According to informed sources, without making any reference to the logjam over such applications, the draft note has implicitly proposed lifting of ban on FII investment. This objective is sought to be achieved by deleting the stipulation in consolidated FDI policy that reads as “Investment by Foreign Portfolio Investors FPIs/FIIs (through portfolio investment) is not permitted.”
The stipulation continues: “FPI/FII (through portfolio investment) in companies holding defence licence as on 22 August 2013 (date of issue of Press note 6 of 2013) will remain capped at the level existing as on the said date. No fresh FPI/FII (through portfolio investment) is permitted even if the level of such investment falls below the capped level subsequently.” 
The stipulation is proposed to be replaced with a new one that reads as “Portfolio Investment beyond 24%, by FPIs/FIIs/NRIs, will require Government approval and not exceed 49% of the equity of the company. FDI in excess of 49% is subject to transfer of technology.”
This relaxation would automatically clear the decks for approval of pending licence applications of Indian companies that minority stakes held by FIIs & NRIs. 
The companies whose applications are pending with Industrial Licensing Committee (ILC) include Tata Advanced Materials Limited (TAPL), Punj Lloyd Industries Limited (PLIL), Reliance Aerospace Technologies Private Limited (RATPL) a step-down 100% -owned subsidiary of Reliance Industries Limited, Rossell India Limited  Elcome Marine Services Limited and Zen 
Technologies Ltd.   
ILC’s hesitation to interpret rationally the existing ban on FII investment has led to repeated deferment of the application of TAPL in which 14 non-resident Indians hold 90 shares in the company. The company had applied for licence to produce aircraft parts at Bangalore in Karnataka in January 2012. 

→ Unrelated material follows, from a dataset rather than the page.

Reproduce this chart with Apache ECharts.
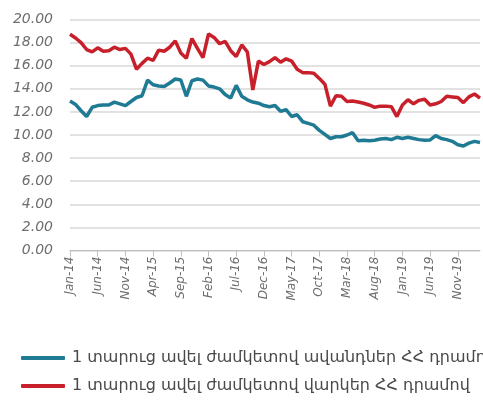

Similarly, ILC has repeatedly deferred five different applications of PLIL, which is a wholly owned subsidiary of Punj Lloyd Limited (PLL), in which FIIs hold 10.93% stake and NRIs 2.27%, apart from 22.79% FDI. 
PLIL has applied for licences to produce anti-tank weapons, armoured combat vehicles, naval equipment such as torpedoes, defence components and aircraft. 

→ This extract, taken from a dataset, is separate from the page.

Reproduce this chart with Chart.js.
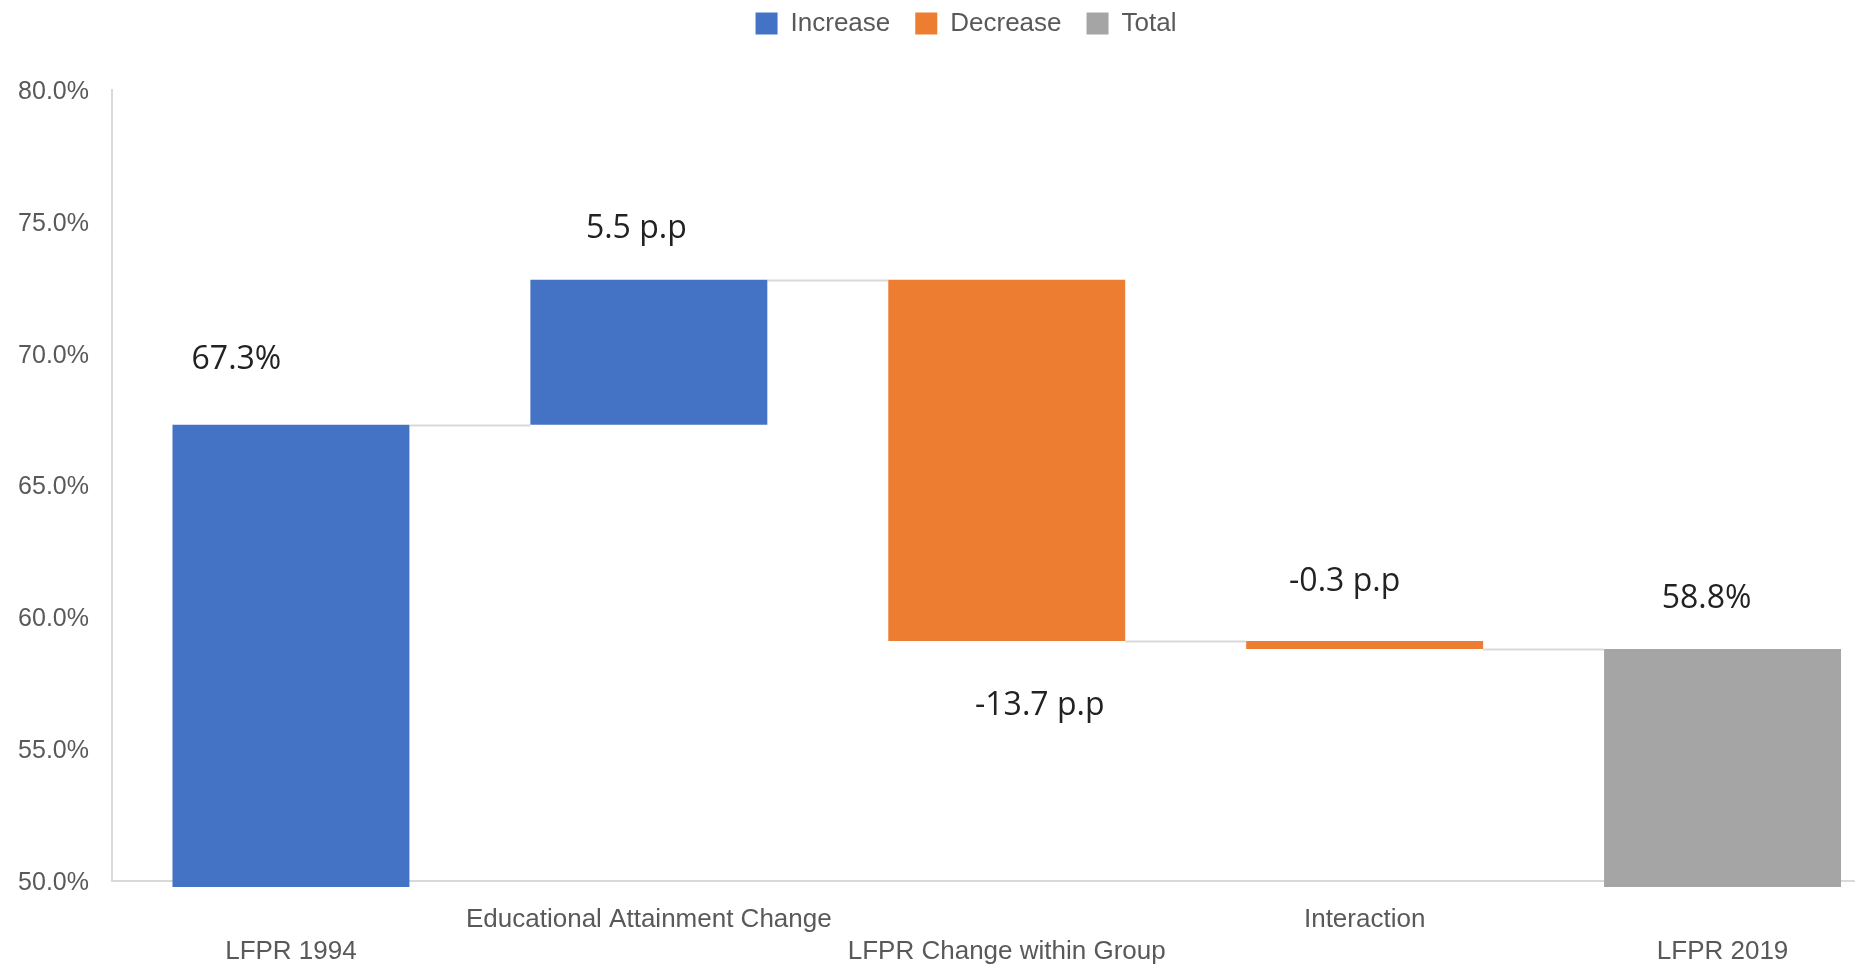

In the draft note for Cabinet, MCI had proposed increase in cap on FDI to 100% from 26% at present. Applications envisaging FDI above this ceiling have to referred to Cabinet Committee on Security (CCS) for clearance on case-to-case basis by taking into the scope for acess to the modern technology. 

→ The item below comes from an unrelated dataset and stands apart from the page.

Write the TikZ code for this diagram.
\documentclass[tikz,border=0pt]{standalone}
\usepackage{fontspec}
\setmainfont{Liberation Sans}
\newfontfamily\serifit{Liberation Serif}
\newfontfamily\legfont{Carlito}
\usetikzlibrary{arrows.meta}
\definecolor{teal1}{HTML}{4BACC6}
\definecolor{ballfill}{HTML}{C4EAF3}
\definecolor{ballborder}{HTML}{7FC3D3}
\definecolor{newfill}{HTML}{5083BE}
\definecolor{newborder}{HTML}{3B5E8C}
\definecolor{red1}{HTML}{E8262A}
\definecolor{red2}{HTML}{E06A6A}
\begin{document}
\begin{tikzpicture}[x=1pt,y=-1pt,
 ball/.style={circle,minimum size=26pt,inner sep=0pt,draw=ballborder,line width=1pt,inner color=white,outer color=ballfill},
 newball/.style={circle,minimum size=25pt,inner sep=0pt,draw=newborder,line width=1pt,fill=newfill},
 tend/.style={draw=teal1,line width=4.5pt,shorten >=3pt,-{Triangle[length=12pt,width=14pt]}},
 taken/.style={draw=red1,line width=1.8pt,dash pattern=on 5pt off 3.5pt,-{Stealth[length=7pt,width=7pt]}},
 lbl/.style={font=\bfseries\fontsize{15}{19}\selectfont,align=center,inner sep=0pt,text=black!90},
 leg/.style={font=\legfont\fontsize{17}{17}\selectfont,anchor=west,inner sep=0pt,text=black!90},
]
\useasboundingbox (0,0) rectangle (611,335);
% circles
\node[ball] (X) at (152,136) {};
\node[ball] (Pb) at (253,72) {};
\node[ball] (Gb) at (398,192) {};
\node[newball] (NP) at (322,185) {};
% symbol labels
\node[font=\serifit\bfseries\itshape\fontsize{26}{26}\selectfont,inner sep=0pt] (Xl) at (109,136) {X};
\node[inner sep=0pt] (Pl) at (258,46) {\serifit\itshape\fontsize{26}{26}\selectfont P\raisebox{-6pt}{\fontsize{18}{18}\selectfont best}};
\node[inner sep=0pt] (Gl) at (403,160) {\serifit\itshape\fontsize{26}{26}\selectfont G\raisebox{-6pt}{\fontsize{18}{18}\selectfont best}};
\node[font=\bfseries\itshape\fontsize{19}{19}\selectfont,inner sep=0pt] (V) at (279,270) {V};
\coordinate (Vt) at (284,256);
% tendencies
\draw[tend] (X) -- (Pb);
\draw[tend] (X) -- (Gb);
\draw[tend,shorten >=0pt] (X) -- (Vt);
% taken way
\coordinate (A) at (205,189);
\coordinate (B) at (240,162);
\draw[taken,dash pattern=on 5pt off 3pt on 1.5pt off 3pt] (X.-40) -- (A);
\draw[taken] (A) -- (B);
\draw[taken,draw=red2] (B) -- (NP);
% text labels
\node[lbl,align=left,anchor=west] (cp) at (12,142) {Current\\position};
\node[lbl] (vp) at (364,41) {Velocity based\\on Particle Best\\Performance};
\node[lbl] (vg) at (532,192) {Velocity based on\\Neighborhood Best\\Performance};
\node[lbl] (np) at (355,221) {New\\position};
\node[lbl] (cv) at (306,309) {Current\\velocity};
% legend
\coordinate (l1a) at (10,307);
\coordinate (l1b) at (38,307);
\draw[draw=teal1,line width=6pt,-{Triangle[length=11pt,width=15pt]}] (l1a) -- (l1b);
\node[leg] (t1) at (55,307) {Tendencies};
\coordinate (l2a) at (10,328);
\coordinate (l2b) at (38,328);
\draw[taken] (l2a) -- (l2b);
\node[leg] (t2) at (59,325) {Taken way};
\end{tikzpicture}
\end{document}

It is now proposed to apply this procedure to applications envisaging FDI above 74%.  
DIPP has pitched for liberalization of foreign investment regulations in the defence sector against the backdrop of the fact that Defence Ministry intends to modernize armed forces with capital procurement budget of more than $ 130 billion over the next seven years. In addition, $ 110 million is expected to be invested by the Central and State Governments on internal security forces. 
DIPP believes that substantial investment in defence manufacturing would have synergetic impact on industries such as automotive, textiles and polymers that have linkages with the defence sector.   Analysts suggest that Modi Government should address the concerns of stakeholders that are against hiking the FDI ceiling in defence sector by creating policy and contractual safeguards.
They suggest that FDI approval should clearly specify that the companies would export equipment subject to clearance by the Government.
To protect national interest, the Government should also stipulate that all multinational-promoted Indian factories would have to strictly comply with the Government directives during hostilities/war with any nation. The failure to comply with directives would result in immediate takeover of the factories by Government-nominated entities.